Chez Anderson, les hommes sont aussi d’éternels enfants, qui ne peuvent s’émanciper qu’en mettant fin à des relations quasi incestueuses avec leurs sœurs ou mères de substitution. Ici pourtant, c’est Alana que sa famille omniprésente étouffe, confirmant que les femmes ont changé de statut dans ce cinéma où elles ont longtemps occupé une place plus périphérique, depuis l’invocation de Shasta (Katherine Waterston) dans Inherent Vice par une narratrice prénommée Sortilège. Après avoir révélé Vicky Krieps (Phantom Thread), le réalisateur démontre une fois encore la direction d’acteurs exceptionnelle dont il est capable avec Haim, merveilleuse dans ce tout premier rôle où elle brille par sa cinégénie et la précision de son jeu. À mesure que l’instinct d’entrepreneur de Gary prend le pas sur ses ambitions artistiques, Alana se fraie un chemin dans les circonvolutions du récit, avec pour seule boussole la certitude que cette relation peut la révéler à elle-même.
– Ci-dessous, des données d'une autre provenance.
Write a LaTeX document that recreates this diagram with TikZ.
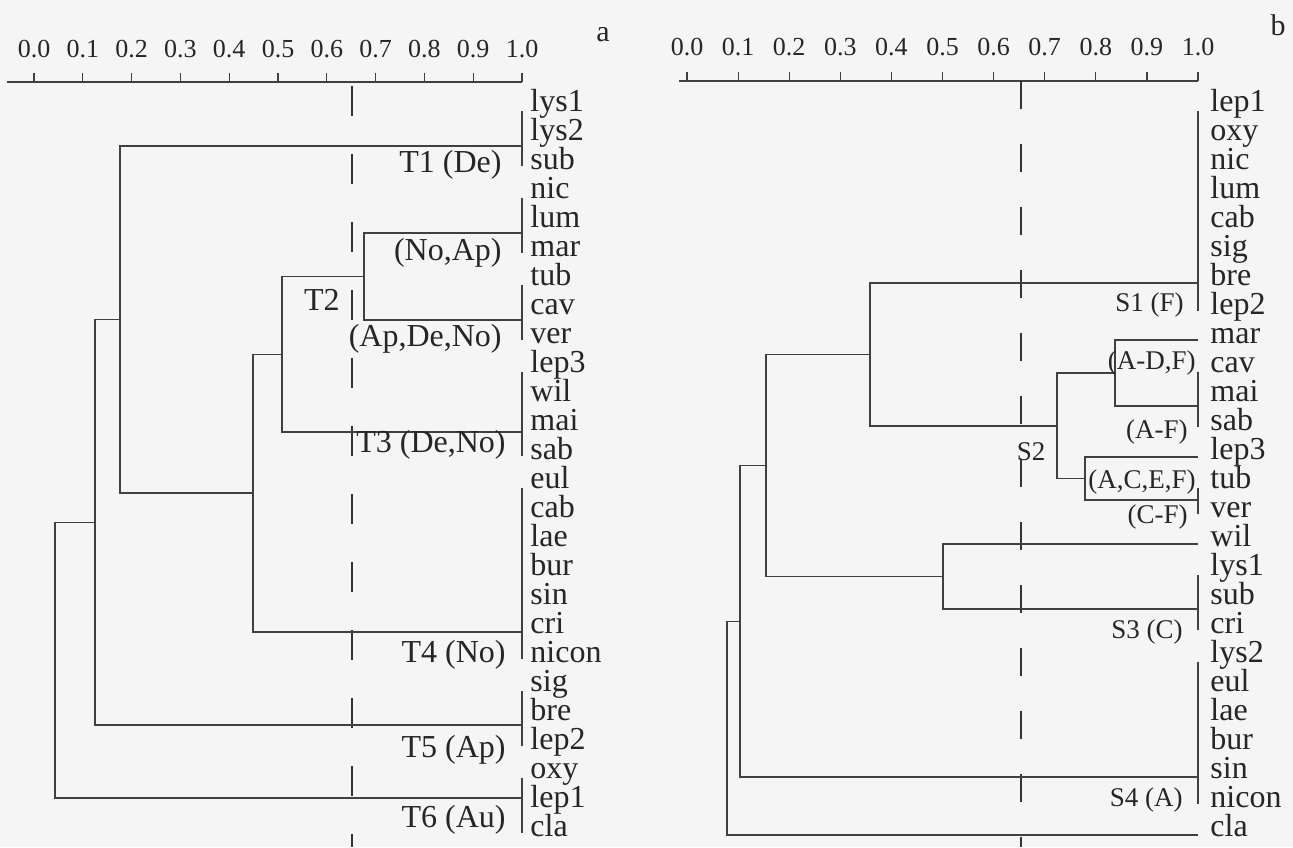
\documentclass[tikz,border=0pt]{standalone}
\usepackage{fontspec}
\setmainfont{Liberation Serif}

\begin{document}
\begin{tikzpicture}[
    x=0.5pt, y=-0.5pt,
    every node/.style={inner sep=0pt, text=black!85},
    leaf/.style={anchor=mid west, font=\fontsize{16}{16}\selectfont},
    % cluster labels of the two trees
    grp/.style={anchor=east, font=\fontsize{16}{16}\selectfont},
    grpb/.style={anchor=east, font=\fontsize{13.5}{13.5}\selectfont},
    axlbl/.style={anchor=base, font=\fontsize{13}{13}\selectfont},
    panel/.style={anchor=mid, font=\fontsize{15}{15}\selectfont},
    tree/.style={line width=0.7pt, black!75},
    tick/.style={line width=0.6pt, black!75},
    cuta/.style={line width=1.1pt, black!80, dash pattern=on 15pt off 19pt},
    cutb/.style={line width=1.1pt, black!80, dash pattern=on 14pt off 17.5pt},
]
    \useasboundingbox (0,0) rectangle (1293,847);
    \fill[black!4] (0,0) rectangle (1293,847);

    % similarity scales
    \draw[tick] (7,82) -- (522,82);
    \draw[tick] (679,81) -- (1198,81);
    \foreach \t/\v in {0/0.0,1/0.1,2/0.2,3/0.3,4/0.4,5/0.5,6/0.6,7/0.7,8/0.8,9/0.9,10/1.0} {
      \draw[tick] ({34+48.8*\t},82) -- ++(0,-9);
      \node[axlbl] (xa\t) at ({34+48.8*\t},57) {\v};
      \draw[tick] ({687+51.1*\t},81) -- ++(0,-9);
      \node[axlbl] (xb\t) at ({687+51.1*\t},55) {\v};
    }
    \node[panel] (pa) at (603,37) {a};
    \node[panel] (pb) at (1278,31) {b};

    % cut-off lines
    \draw[cuta] (352,86) -- (352,847);
    \draw[cutb] (1021,81) -- (1021,847);

    % leaves
    \foreach \lf [count=\i from 0] in {lys1,lys2,sub,nic,lum,mar,tub,cav,ver,lep3,wil,mai,sab,eul,cab,lae,bur,sin,cri,nicon,sig,bre,lep2,oxy,lep1,cla}
      \node[leaf] (la\i) at (530,{107+29*\i}) {\lf};
    \foreach \lf [count=\i from 0] in {lep1,oxy,nic,lum,cab,sig,bre,lep2,mar,cav,mai,sab,lep3,tub,ver,wil,lys1,sub,cri,lys2,eul,lae,bur,sin,nicon,cla}
      \node[leaf] (lb\i) at (1210,{107+29*\i}) {\lf};

    % groups joined at 1.0
    \foreach \a/\b in {0/2,3/5,6/8,9/12,13/19,20/22,23/25}
      \draw[tree] ([shift={(-4pt,-2pt)}]la\a.mid west) -- ([shift={(-4pt,-0.5pt)}]la\b.mid west);
    \foreach \a/\b in {0/7,9/11,13/14,16/18,19/24}
      \draw[tree] ([shift={(-6pt,-2pt)}]lb\a.mid west) -- ([shift={(-6pt,-0.5pt)}]lb\b.mid west);

    % tree a
    \coordinate (c1) at (522,146);
    \coordinate (c2) at (522,233);
    \coordinate (c3) at (522,320);
    \coordinate (c4) at (522,432);
    \coordinate (c5) at (522,632);
    \coordinate (c6) at (522,725);
    \coordinate (c7) at (522,798);
    \coordinate (n1) at (364,276.5);
    \coordinate (n2) at (282,354.3);
    \coordinate (n3) at (253,493.1);
    \coordinate (n4) at (120,319.6);
    \coordinate (n5) at (95,522.3);
    \coordinate (n6) at (55,660.1);
    \foreach \p/\q in {n1/c2,n1/c3,n2/n1,n2/c4,n3/n2,n3/c5,n4/c1,n4/n3,n5/n4,n5/c6,n6/n5,n6/c7}
      \draw[tree] (\p) |- (\q);

    % tree b
    \coordinate (d1) at (1198,283);
    \coordinate (d2) at (1198,340);
    \coordinate (d3) at (1198,406);
    \coordinate (d4) at (1198,457);
    \coordinate (d5) at (1198,500);
    \coordinate (d6) at (1198,544);
    \coordinate (d7) at (1198,609);
    \coordinate (d8) at (1198,777);
    \coordinate (d9) at (1198,835);
    \coordinate (m1) at (1115,373);
    \coordinate (m2) at (1085,478.5);
    \coordinate (m3) at (1057,425.8);
    \coordinate (m4) at (870,354.4);
    \coordinate (m5) at (943,576.5);
    \coordinate (m6) at (766,465.5);
    \coordinate (m7) at (740,621.2);
    \coordinate (m8) at (727,728.1);
    \foreach \p/\q in {m1/d2,m1/d3,m2/d4,m2/d5,m3/m1,m3/m2,m4/d1,m4/m3,m5/d6,m5/d7,m6/m4,m6/m5,m7/m6,m7/d8,m8/m7,m8/d9}
      \draw[tree] (\p) |- (\q);

    % cluster labels
    \node[grp] (gT1) at (502,165) {T1 (De)};
    \node[grp] (gNoAp) at (502,253) {(No,Ap)};
    \node[grp] (gT2) at (340,300) {T2};
    \node[grp] (gApDeNo) at (502,339) {(Ap,De,No)};
    \node[grp] (gT3) at (506,445) {T3 (De,No)};
    \node[grp] (gT4) at (506,655) {T4 (No)};
    \node[grp] (gT5) at (506,750) {T5 (Ap)};
    \node[grp] (gT6) at (506,820) {T6 (Au)};

    \node[grpb] (gS1) at (1184,305) {S1 (F)};
    \node[grpb] (gAD) at (1196,363) {(A-D,F)};
    \node[grpb] (gAF) at (1188,432) {(A-F)};
    \node[grpb, anchor=center] (gS2) at (1031,452) {S2};
    \node[grpb] (gACEF) at (1196,482) {(A,C,E,F)};
    \node[grpb] (gCF) at (1188,517) {(C-F)};
    \node[grpb] (gS3) at (1183,632) {S3 (C)};
    \node[grpb] (gS4) at (1183,800) {S4 (A)};
\end{tikzpicture}
\end{document}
Peut-être ne survivra-t-elle pas à la perte de leur innocence, déjà actée par l’entrée à l’âge adulte en pleine crise pétrolière et les désillusions politiques endurées auprès d’un candidat à la mairie de Los Angeles (Benny Safdie). Mais en mêlant jusqu’à les confondre la petite et la grande histoire, Licorice Pizza réenchante ce moment charnière en se livrant à un collage de réminiscences où le passé n’est jamais idéalisé ou simplifié. La justesse de son évocation tient à une mise en scène calée en permanence sur le rythme trépidant de ce couple, qui se cherche à tâtons dans une nuit illuminée.